Trowbridge believes so:
“According to Sondheim, the musical is about the challenge of maintaining relationships in an increasingly depersonalized world. Fifty-six years after its premiere, [‘Company’s] expression of urban loneliness is more potent than ever. The reason I believe the piece resonates so powerfully is that it offers no easy answers. It portrays love, precisely as it is–– messy, uncertain, painful–– but still the most magnificent thing about being alive.”
Company, however, is not a midlife crisis play. For Trowbridge, the story is fragmented like a broken mirror, and Bobby must reassemble the pieces. It is during the reassembling and navigating process that Bobby has a transformative epiphany, and the audience can witness this internal, subterranean existential quest in musical numbers such as ‘Someone is Waiting’ and ‘Marry Me a Little’.
While humans and artists do think about getting older, Dylan believes we get to be alive only once.
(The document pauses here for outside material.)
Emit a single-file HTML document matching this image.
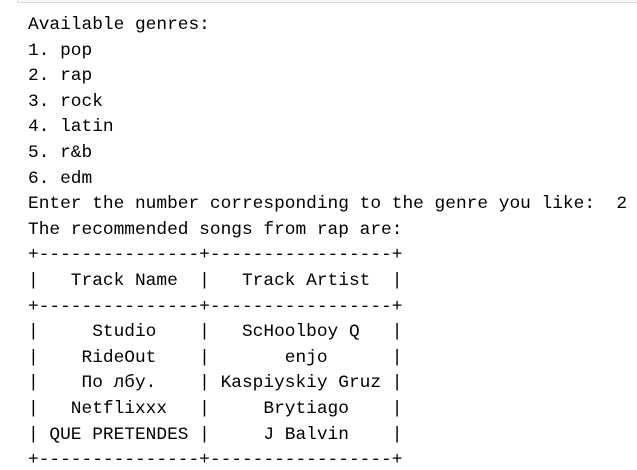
<!DOCTYPE html>
<html><head><meta charset="utf-8"><style>
html,body{margin:0;padding:0;background:#fff;width:637px;height:470px;overflow:hidden;position:relative}
.bar{position:absolute;left:17px;top:-10px;width:640px;height:13px;background:#f7f7f7;border:1px solid #dcdcdc;box-sizing:border-box}
pre{position:absolute;left:28px;top:13px;margin:0;font-family:"Liberation Mono","DejaVu Sans Mono",monospace;font-size:17.83px;line-height:25.6px;color:#000}
</style></head><body>
<div class="bar"></div>
<pre>Available genres:
1. pop
2. rap
3. rock
4. latin
5. r&amp;b
6. edm
Enter the number corresponding to the genre you like:  2
The recommended songs from rap are:
+---------------+-----------------+
|   Track Name  |   Track Artist  |
+---------------+-----------------+
|     Studio    |   ScHoolboy Q   |
|    RideOut    |       enjo      |
|    По лбу.    | Kaspiyskiy Gruz |
|   Netflixxx   |     Brytiago    |
| QUE PRETENDES |     J Balvin    |
+---------------+-----------------+</pre>
</body></html>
For him, that becomes his greatest inspiration as an artist and is a foundational concept for every play he directs. Trowbridge quotes a line that he loves and comes back to constantly from Canadian author/poet Al Purdy:
“What the hell do we do with this brief little life of ours. And it is bloody brief.”
As we conclude our email conversation, Trowbridge makes the following connection to understanding Bobby:
“[His] 35th birthday incites a sudden, urgent, visceral waking dream… Through this process, Bobby summons the courage to expose his heart to the pain, joy and wonder of being alive. It is about coming to life.’
That’s why the final song of the show ‘Being Alive‘ hits the right note emotionally.
And that’s why Company remains one of my favourite musicals.